食事や遊びに関して子どもの意思が尊重されることは、どちらかというと「与えられた」範囲での選択肢であるが、様々な「問題解決」への関与において、子どもの成長を顕著に感じるという。子どもが到達する答えが、大人が考えるのと同じことであったとしても、自ら考えて力を出した、という「パワー」獲得の経験や、「できた」という喜びが、子どもたちに蓄積される。これが自己肯定感の醸成につながっているという実感が現場にはあるという。
ユットランドリンク保育所の場合、失業者の多い地域に立地しており、学童も含め約120人の子どものうち100人ほどの親が無職である。家庭では十分な食事を得にくいなど家庭環境に困難を抱える子どもも少なくない。こうした背景もあり、園長以下の職員には、子どもが選択肢のある喜び、「できた」という喜びや達成感を経験することを支援しようという意識が強い。
このように、「子どもの参加」が自己肯定感の醸成につながるという仮説は現場でも賛同を得ることができた。なお、一見すると時間とコストのかかりそうな「参加」のプロセスの用意であるが、例えば食事については、子どもが自分で自分の皿によそうようになってから、配膳スタッフの手間が減り、かつ食べ残しが明確に減少したというメリットがあったとのことである。

子どもへのインパクト② ルールメーキングの訓練
問題を解決して達成感を得るまでの段階においては、子どもたちは色々な意見のぶつかり合いを経験する。「Aちゃんのいうことと、B君のいうことは違う。どちらがいいのか、私ひとりでは分からない。ひとりでは分からないから、助けてほしい」といった、合意形成のプロセスを体感し、それを表現した子どももいた。与えられたルールに従ったり、声の大きい子の意見に従ったりするだけではない、「問題解決策の提案」「解決策の合意(ルールメーキング)」のプロセスを経験しておくことは、ドイツで「子どもの参加」を進める州政府や研究者らによれば、民主主義の考え方に早くからなじむために重要であると考えられているとのことである。
「子どもの参加」がルールメーキングの経験になるという観点は、自己肯定感の醸成とは別に、政治や法律について学ぶ、技術的な訓練としても「参加」の意義があることを示している。前回取り上げたバイエルン州の計画でも、参加を通して子どもが得る能力として、「話し合いと投票のルールおよび話し合いの規律が分かって、応用すること」「多数派による決定と少数派の保護に関するルールと構造について理解すること」「行政や政治との最初の出会いを経験すること」などが、「民主主義的参加への能力と心構え」として挙げられている(注1)。
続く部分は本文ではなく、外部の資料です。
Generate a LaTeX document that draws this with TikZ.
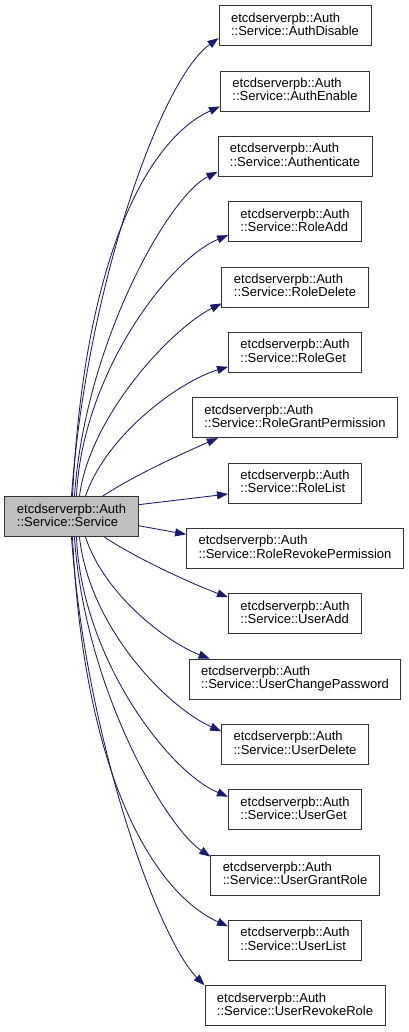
\documentclass[tikz,border=0pt]{standalone}
\usepackage{fontspec}
\setmainfont{Liberation Sans}
\usetikzlibrary{arrows.meta,calc,positioning}

\definecolor{midnightblue}{RGB}{25,25,112}
\newcommand{\dpt}{\rule[-3pt]{0pt}{3pt}}

\tikzset{
  fn/.style={draw=black!80, line width=0.9pt, align=left, inner xsep=12pt,
    inner ysep=0pt, minimum height=40pt, font=\fontsize{13}{13.3}\selectfont},
  cur/.style={fn, fill=black!25},
  calllink/.style={draw=midnightblue, line width=0.85pt,
    -{Triangle[length=11pt,width=8pt]}},
}

\begin{document}
\begin{tikzpicture}[x=1pt,y=-1pt]
  \fill[white] (0,0) rectangle (408,1032);

  % Caller
  \node[cur] (src) at (71.5,516.7) {etcdserverpb::Auth\\::Service::Service\dpt};

  % Callees
  \foreach \nm [count=\i from 0] in {AuthDisable,AuthEnable,Authenticate,RoleAdd,
      RoleDelete,RoleGet,RoleGrantPermission,RoleList,RoleRevokePermission,UserAdd,
      UserChangePassword,UserDelete,UserGet,UserGrantRole,UserList,UserRevokeRole} {
    \node[fn] (t\i) at (295,25.7+65.33*\i) {etcdserverpb::Auth\\::Service::\nm\dpt};
  }

  % Calls going up
  \draw[calllink] ($(src.north west)+(67,0)$) .. controls +(15,-207) and +(-58,41) .. ($(t0.south west)+(0,-8)$);
  \draw[calllink] ($(src.north west)+(68,0)$) .. controls +(12,-247) and +(-69,31) .. ($(t1.south west)+(0,-5)$);
  \draw[calllink] ($(src.north west)+(70,0)$) .. controls +(10,-150) and +(-50,25) .. ($(t2.south west)+(0,-5)$);
  \draw[calllink] ($(src.north west)+(72,0)$) .. controls +(5,-120) and +(-60,25) .. ($(t3.south west)+(0,-7)$);
  \draw[calllink] ($(src.north west)+(75,0)$) .. controls +(10,-80) and +(-50,25) .. ($(t4.south west)+(0,-4)$);
  \draw[calllink] ($(src.north west)+(81,0)$) .. controls +(20,-60) and +(-50,15) .. ($(t5.south west)+(0,-6)$);
  \draw[calllink] ($(src.north west)+(98,0)$) .. controls +(30,-20) and +(-35,15) .. ($(t6.south west)+(26,0)$);

  % Calls to the side
  \draw[calllink] ($(src.east)+(0,-12)$) -- ($(t7.west)+(0,11)$);
  \draw[calllink] ($(src.east)+(0,9)$) -- ($(t8.west)+(0,-14)$);

  % Calls going down
  \draw[calllink] ($(src.south west)+(100,0)$) .. controls +(30,20) and +(-40,-15) .. ($(t9.north west)+(0,4)$);
  \draw[calllink] ($(src.south west)+(81,0)$) .. controls +(20,60) and +(-40,-15) .. ($(t10.north west)+(21,0)$);
  \draw[calllink] ($(src.south west)+(75,0)$) .. controls +(10,90) and +(-55,-25) .. ($(t11.west)+(0,-13)$);
  \draw[calllink] ($(src.south west)+(72,0)$) .. controls +(5,120) and +(-60,-25) .. ($(t12.west)+(0,-13)$);
  \draw[calllink] ($(src.south west)+(70,0)$) .. controls +(10,150) and +(-45,-30) .. ($(t13.north west)+(0,2)$);
  \draw[calllink] ($(src.south west)+(68,0)$) .. controls +(12,250) and +(-69,-31) .. ($(t14.west)+(0,-14)$);
  \draw[calllink] ($(src.south west)+(67,0)$) .. controls +(15,207) and +(-45,-45) .. (t15.north west);
\end{tikzpicture}
\end{document}
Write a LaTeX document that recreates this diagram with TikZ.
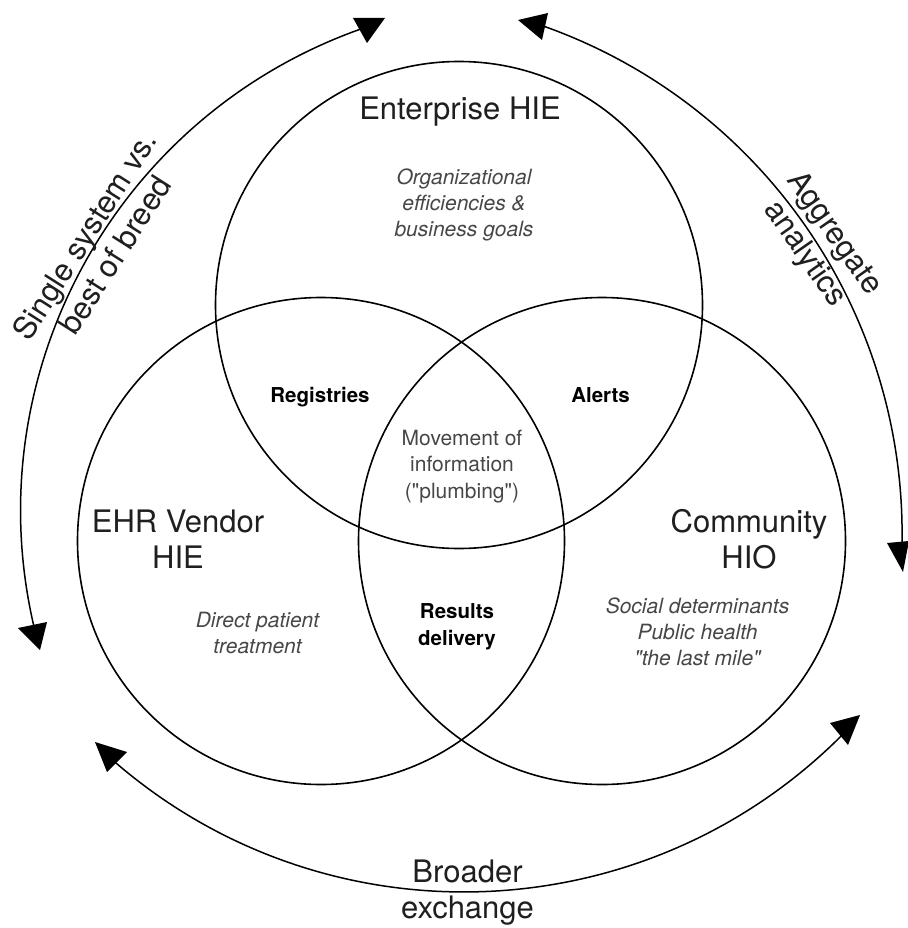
\documentclass[tikz,border=0pt]{standalone}
\usepackage{fontspec}
\setmainfont{TeX Gyre Heros}
\begin{document}
\begin{tikzpicture}[x=1pt,y=-1pt]
\tikzset{
  vcircle/.style={draw=black, line width=1.6pt},
  arcline/.style={draw=black, line width=1.5pt},
  ahead/.style={fill=black},
  biglabel/.style={font=\fontsize{31}{36}\selectfont, text=black!88, align=center, inner sep=0pt},
  itlabel/.style={font=\fontsize{21}{26}\selectfont\itshape, text=black!72, align=center, inner sep=0pt},
  boldlabel/.style={font=\fontsize{20.5}{27}\selectfont\bfseries, text=black, align=center, inner sep=0pt},
  movlabel/.style={font=\fontsize{21}{26.5}\selectfont, text=black!72, align=center, inner sep=0pt},
}
\fill[white] (0,0) rectangle (907,928);
\useasboundingbox (0,0) rectangle (907,928);

% circles
\draw[vcircle] (459,305) circle[radius=243.5];
\draw[vcircle] (321,541) circle[radius=243.5];
\draw[vcircle] (602,541) circle[radius=243.5];

% outer arcs
\draw[arcline] (531.6,510.6) ++(165.9:511) arc[start angle=165.9, end angle=250.6, radius=511];
\draw[arcline] (363.4,533.8) ++(-70.86:538.7) arc[start angle=-70.86, end angle=2.25, radius=538.7];
\draw[arcline] (464,358) ++(131.35:534) arc[start angle=131.35, end angle=44.3, radius=534];

% arrowheads
\fill[ahead] (18,628) -- (47,622) -- (40,650) -- cycle;
\fill[ahead] (353,18) -- (385,18) -- (367,43) -- cycle;
\fill[ahead] (518,20) -- (548,13) -- (542,40) -- cycle;
\fill[ahead] (887,543) -- (909,541) -- (903,572) -- cycle;
\fill[ahead] (95,742) -- (127,752) -- (107,772) -- cycle;
\fill[ahead] (830,723) -- (860,715) -- (848,745) -- cycle;

% main labels (base = baseline of last line)
\node[biglabel, anchor=base] (ent) at (460,120) {Enterprise HIE};
\node[biglabel, anchor=base] (ehr) at (178,568) {EHR Vendor\\HIE};
\node[biglabel, anchor=base] (com) at (749,568) {Community\\HIO};
\node[biglabel, anchor=base] (broad) at (467.5,918) {Broader\\exchange};
\node[biglabel, rotate=57.5] (single) at (99.5,245) {Single system vs.\\best of breed};
\node[biglabel, rotate=-55] (aggr) at (819,244) {Aggregate\\analytics};

% descriptions
\node[itlabel, anchor=base] (entd) at (464,236) {Organizational\\efficiencies \&\\business goals};
\node[itlabel, anchor=base] (ehrd) at (257.5,653) {Direct patient\\treatment};
\node[itlabel, anchor=base] (comd) at (697.5,665) {Social determinants\\Public health\\\textquotedbl the last mile\textquotedbl};

% overlaps
\node[boldlabel, anchor=base] (reg) at (320,402) {Registries};
\node[boldlabel, anchor=base] (alr) at (600.5,402) {Alerts};
\node[boldlabel, anchor=base] (res) at (457,645) {Results\\delivery};
\node[movlabel, anchor=base] (mov) at (462,498) {Movement of\\information\\(\textquotedbl plumbing\textquotedbl)};
\end{tikzpicture}
\end{document}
以上のとおり、ドイツの保育所での実践例や、専門家へのヒアリングを通じて、未就学段階での子どもの参加には、①自己肯定感の醸成という効果、②ルールメーキングの訓練機会提供という役割があることが分かった。次稿では青少年活動を取り上げることとしたい。

(注1)船越美穂(2012)、「幼児期における民主主義への教育(Ⅱ)-「バイエルン陶冶-訓育計画」における「参加」(Parizipation)の思想と実践-」、福岡教育大学紀要第61号第4分冊

以上

※執筆者の個人的見解であり、日本総研の公式見解を示すものではありません。